ALBANY – Lawmakers say 27 troubled schools, including four in Buffalo, will be given one year to show improvement or an outside receiver can be appointed to bring changes to the academically failing schools.
But lawmakers say the final budget deal is far less of a hammer than proposed by Gov. Andrew M. Cuomo, and includes roles for Albany, teachers, administrators, districts and parents for improving the schools.
“Done right, this could be what everyone’s asking for, which is increased attention and resources for these schools in very concentrated areas of poverty,’’ said Assemblyman Sean Ryan, a Buffalo Democrat.
Ryan said negotiators briefing lawmakers Sunday night said $75 million is being made available to the schools to do everything from paying more money to teachers for possibly longer school days to bringing in mental health counselors and other social services into the troubled schools.
It was not immediately clear which four Buffalo schools would be affected by the initiative.
Also uncertain is when the money will flow: this June for the start of the school year in September or next year. That is still under negotiation at the Capitol.
In areas of high unemployment, the program also will also bring in job training counselors to help out-of-work parents.
Ryan said the failing schools will have a “community engagement team” appointed that will work with the district to come up with benchmarks for improvement of failing schools in the first year. He said the benchmarks will be broad, and could include everything from student test scores, suspension rates and attendance levels. The state education department will have to approve the benchmarks.
If pre-determined measures are not met, then a receiver is appointed after the first year. It could be an individual, a not-for-profit agency or even another school district.
“There are checks on the receiver. It’s not designed to be a czar,’’ he said.
A host of education details in the state budget have not yet been made public. There is no bill, and there might not be one until Tuesday that would show how much money each of the state’s 700 districts will be getting in the coming year. The Senate and Assembly are engaged in an ongoing fight over money flow to suburban versus urban and upstate versus downstate districts.
A new teacher evaluation program also has not been made public. The Assembly and Cuomo administration Monday morning publicly disagreed over the role of the state Education Department in the crafting of new teacher evaluation rules. The Assembly says the agency, which is run by the Board of Regents, whose members are picked by the Assembly, will be devising the regulations to carry out the program.
The lack of a final deal was made clear by the army of lobbyists from the New York State United Teachers union that is still working the Capitol’s hallways. NYSUT President Karen Magee is also at the Capitol in a last-minute pitch to lawmakers and the Capitol press corps.
Ryan said the teacher evaluation deal, according to the briefing he has received, will allow schools to set multiple levels of performance tools to judge the classroom performance of teachers. “There are not any set percentages,’’ he said of student test scores being used in teacher evaluations, “so you could end up with a system more comprehensive and less reliant on tests than we have now.’’

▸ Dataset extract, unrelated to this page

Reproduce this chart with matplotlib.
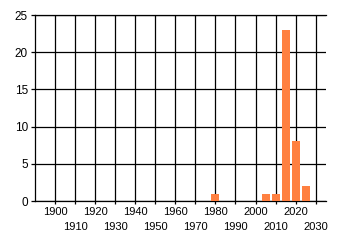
import matplotlib
matplotlib.use('Agg')
import matplotlib.pyplot as plt

# histogram of years, 5-year bins
bin_centers = [1980, 2005, 2010, 2015, 2020, 2025]
counts = [1, 1, 1, 23, 8, 2]

x_ticks_top = list(range(1900, 2021, 20))   # first row of labels
x_ticks_low = list(range(1910, 2031, 20))   # second row of labels
y_ticks = [0, 5, 10, 15, 20, 25]

plt.rcParams['font.family'] = ['Liberation Sans', 'DejaVu Sans']

fig = plt.figure(figsize=(3.4, 2.45), dpi=100)
ax = fig.add_axes([35/340, 44/245, 290.7/340, 186/245])

ax.bar(bin_centers, counts, width=4, color='#FF8040', zorder=3)

ax.set_xlim(1890, 2035)
ax.set_ylim(0, 25)

ax.set_xticks(x_ticks_top)
ax.set_xticklabels([str(t) for t in x_ticks_top], fontsize=8)
ax.set_xticks(x_ticks_low, minor=True)
ax.set_xticklabels([str(t) for t in x_ticks_low], minor=True, fontsize=8)
ax.set_yticks(y_ticks)
ax.set_yticklabels([str(v) for v in y_ticks], fontsize=8.5)

ax.grid(True, which='both', axis='x', color='black', lw=0.9, zorder=1)
ax.grid(True, axis='y', color='black', lw=0.9, zorder=1)
ax.axhline(25, color='black', lw=0.9, clip_on=False)
ax.tick_params(axis='x', which='major', length=2.5, width=0.9, pad=1.5, color='black')
ax.tick_params(axis='x', which='minor', length=2.5, width=0.9, pad=12.5, color='black')
ax.tick_params(axis='y', length=3, width=0.9, pad=2, color='black')
ax.spines['right'].set_visible(False)
ax.spines['top'].set_visible(False)
ax.spines['left'].set_linewidth(0.9)
ax.spines['bottom'].set_linewidth(0.9)

fig.savefig('out.png', dpi=100)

Magee said the receivership proposal “has changed three times since last night.’’ She said details are still being negotiated on that and other education issues. She agreed with lawmakers that the Board of Regents and state Education Department will be developing annual teacher evaluations, though their specific authority in the overall process is not certain.
Magee said several of Cuomo’s plans were beaten back, including lifting the state’s charter school cap, making state-run standardized test scores count for 50 percent of a teacher’s job performance evaluation and tying some teacher pay to student outcomes.

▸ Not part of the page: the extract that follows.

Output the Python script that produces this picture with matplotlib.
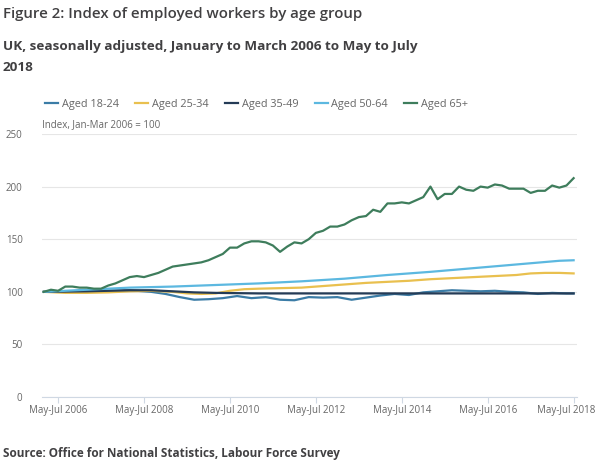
import numpy as np
import matplotlib
matplotlib.use('Agg')
from matplotlib import pyplot as plt
from matplotlib.transforms import ScaledTranslation

plt.rcParams['font.family'] = ['Open Sans', 'DejaVu Sans']

# months since Jan-Mar 2006 (rolling quarters), and index values
m_1824 = [0, 6, 12, 18, 24, 30, 34, 38, 42, 46, 50, 54, 58, 62, 66, 70, 74, 78, 82, 86,
          90, 94, 98, 102, 106, 110, 114, 118, 122, 126, 130, 134, 138, 142, 146, 148]
v_1824 = [100, 100.5, 101, 101, 101.5, 100, 98, 95, 92.5, 93, 94, 96, 94, 95, 92.5, 92, 95, 94.5, 95, 92.5,
          94.5, 96.5, 98, 97, 99.5, 100.5, 101.5, 101, 100.5, 101, 100, 99.5, 98, 99, 98.5, 98.5]

m_2534 = [0, 6, 12, 18, 24, 30, 36, 40, 44, 48, 52, 56, 60, 66, 72, 78, 84, 90, 96, 102,
          108, 114, 120, 126, 132, 136, 140, 144, 148]
v_2534 = [100, 99, 99, 99.5, 100.5, 101, 100, 98.5, 98, 98.5, 101, 102.5, 103, 103.5, 104, 105.5, 107, 108.5, 109.5, 110.5,
          112, 113, 114, 115, 116, 117.5, 118, 118, 117.5]

m_3549 = [0, 12, 24, 30, 36, 42, 48, 60, 72, 84, 96, 108, 120, 132, 148]
v_3549 = [100, 100.5, 101.5, 101.5, 100.5, 99.5, 99, 98.5, 98.5, 98.5, 98.5, 98.5, 98.5, 98.5, 98.5]

m_5064 = [0, 12, 24, 36, 48, 60, 72, 84, 96, 108, 120, 132, 144, 148]
v_5064 = [100, 102, 104, 105, 106.5, 108, 110, 112.5, 116, 119, 122.5, 126, 129.5, 130]

m_65 = list(range(0, 149, 2))
v_65 = [100, 102, 101, 105, 105, 104, 104, 103, 103, 106, 108, 111, 114, 115, 114, 116, 118, 121, 124, 125,
        126, 127, 128, 130, 133, 136, 142, 142, 146, 148, 148, 147, 144, 138, 143, 147, 146, 150, 156, 158,
        162, 162, 164, 168, 171, 172, 178, 176, 184, 184, 185, 184, 187, 190, 200, 188, 193, 193, 200, 197,
        196, 200, 199, 202, 201, 198, 198, 198, 194, 196, 196, 201, 199, 201, 208]

labels = ['Aged 18-24', 'Aged 25-34', 'Aged 35-49', 'Aged 50-64', 'Aged 65+']
colors = ['#3b7ca6', '#e9c04f', '#243b56', '#5cb8e0', '#3e7d5c']
tick_m = [4, 28, 52, 76, 100, 124, 148]
tick_label = ['May-Jul 2006', 'May-Jul 2008', 'May-Jul 2010', 'May-Jul 2012',
              'May-Jul 2014', 'May-Jul 2016', 'May-Jul 2018']

fig = plt.figure(figsize=(6, 4.75), dpi=100)
ax = fig.add_axes([0.07, 0.164, 0.892, 0.554])

series = [(m_1824, v_1824), (m_2534, v_2534), (m_3549, v_3549), (m_5064, v_5064), (m_65, v_65)]
for (mm, vv), lab, col in zip(series, labels, colors):
    ax.plot(mm, vv, color=col, lw=1.6, label=lab)

ax.set_xlim(-0.5, 149)
ax.set_ylim(0, 250)
ax.set_yticks([0, 50, 100, 150, 200, 250])
ax.set_xticks(tick_m)
ax.set_xticklabels(tick_label)
ax.grid(axis='y', color='#e6e6e6', lw=0.8)
ax.set_axisbelow(True)
for s in ['top', 'right', 'left']:
    ax.spines[s].set_visible(False)
ax.spines['bottom'].set_color('#cfd8e3')
ax.tick_params(axis='y', length=0, labelsize=7, labelcolor='#666666', pad=14)
ax.tick_params(axis='x', length=4, color='#cfd8e3', labelsize=7, labelcolor='#666666', pad=2)
# last label sits a little left so it stays inside the picture
last = ax.get_xticklabels()[-1]
last.set_transform(last.get_transform() + ScaledTranslation(-5 / 72, 0, fig.dpi_scale_trans))

ax.text(0, 1.015, 'Index, Jan-Mar 2006 = 100', transform=ax.transAxes, fontsize=7,
        color='#666666', ha='left', va='bottom')

ax.legend(loc='lower left', bbox_to_anchor=(-0.002, 1.075), ncol=5, frameon=False,
          fontsize=7.8, labelcolor='#666666', handlelength=1.2, handletextpad=0.35,
          columnspacing=1.5, borderaxespad=0)

fig.text(0.005, 0.985, 'Figure 2: Index of employed workers by age group', fontsize=10.85,
         fontweight='semibold', color='#414042', ha='left', va='top')
fig.text(0.005, 0.915, 'UK, seasonally adjusted, January to March 2006 to May to July\n2018',
         fontsize=9.7, fontweight='bold', color='#414042', ha='left', va='top', linespacing=1.75)
fig.text(0.005, 0.032, 'Source: Office for National Statistics, Labour Force Survey', fontsize=8.5,
         fontweight='bold', color='#414042', ha='left', va='bottom')

fig.savefig('out.png', dpi=100)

“The governor’s agenda to look at so many issues and try to bully changes in education that are not really changes that are for the best of students and our schools have been pushed back for the time being,’’ Magee told reporters at the Capitol Monday afternoon.
On other matters, Senate Majority Leader Dean Skelos this afternoon stated the obvious: that important parts of the budget are still under negotiation, including education policy and spending matters and a breakdown for spending a $5 billion surplus driven by unexpected legal settlements by the state over the past year with several financial institutions.
A source with knowledge of the talks said the true school aid increase – without add-ons outside the normal funding formula – will be closer to $1.4 billion. About $1.1 billion of that will be split between reducing the Gap Elimination Adjustment, which favors more suburban districts, and Foundation Aid, which favors lower-income and urban districts.
Skelos also defended a tax break that will be in the new budget for buyers of yachts and private planes. “The justification for that is it creates jobs,’’ he said.
Mike Murphy, a spokesman for the Senate Democrats, noted that the yacht and plane tax breaks come as Cuomo and lawmakers who run the majorities in the two houses were unable to agree on a minimum wage hike or a property relief package. “It seems like the yacht and airplane owner lobby is much more powerful than people thought,’’ he said.
The budget also will include various ethics law changes aimed mostly at legislators, including a swipe card system to be used to verify when lawmakers are in Albany and eligible for per diem payments. The toughest piece to negotiate was a provision requiring more disclosure of outside income by lawmakers who have private law practice work.
Watered down from what Cuomo originally wanted, the new deal calls for the disclosure of law client names, except in criminal and matrimonial cases or in instances where the state’s Office of Court Administration agrees with a lawmaker that release of a client’s name could especially harm lawyer-client confidentiality rules.